A forensic investigation was carried out and a report made to the Procurator Fiscal. It seems likely that the body lay
undiscovered for several months, and this suggests that death occurred during the previous winter. Due to the body’s
advanced state of decay, it was not possible to establish the precise cause of death, but there were no signs of
violence or of the involvement of a third party. The Procurator Fiscal ruled that there were no suspicious
circumstances, and the remains were buried without any kind of ceremony in a cemetery in Inverness.

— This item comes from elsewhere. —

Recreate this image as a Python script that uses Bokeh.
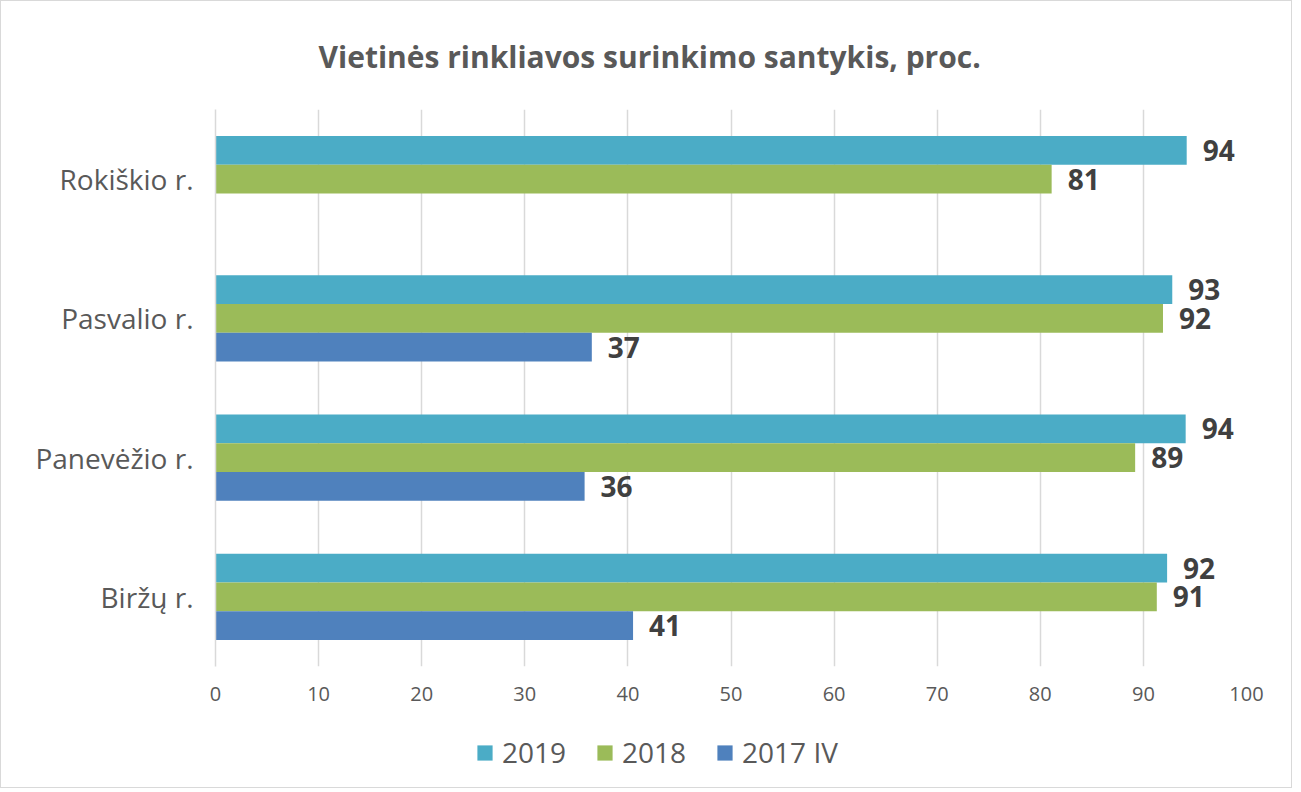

These are the facts of the matter. The rumours and allegations of atheism, adultery, ghosts, magical standing stones
and, of course, meetings with the Devil in a cave, are all completely unsubstantiated and derive entirely from the
so-called
Testament of Gideon Mack, a work of fiction dressed up as fact, which has lately
been published by the writer James Robertson.[For Robertson's side of the controversy, see
'Interview with James
Robertson'.
That anyone should feel it necessary or amusing to besmirch the good name of a good man by concocting and publishing
such a childish, offensive and incredible forgery is a sad reflection on the modern world. Mr Robertson is the author
of, among other works, a book entitled Scottish Ghost Stories, and claims to be a sceptic (that is to say, he ‘neither
believes nor disbelieves’) when it comes to matters of ‘the supernatural’. We trust we need make no further comment.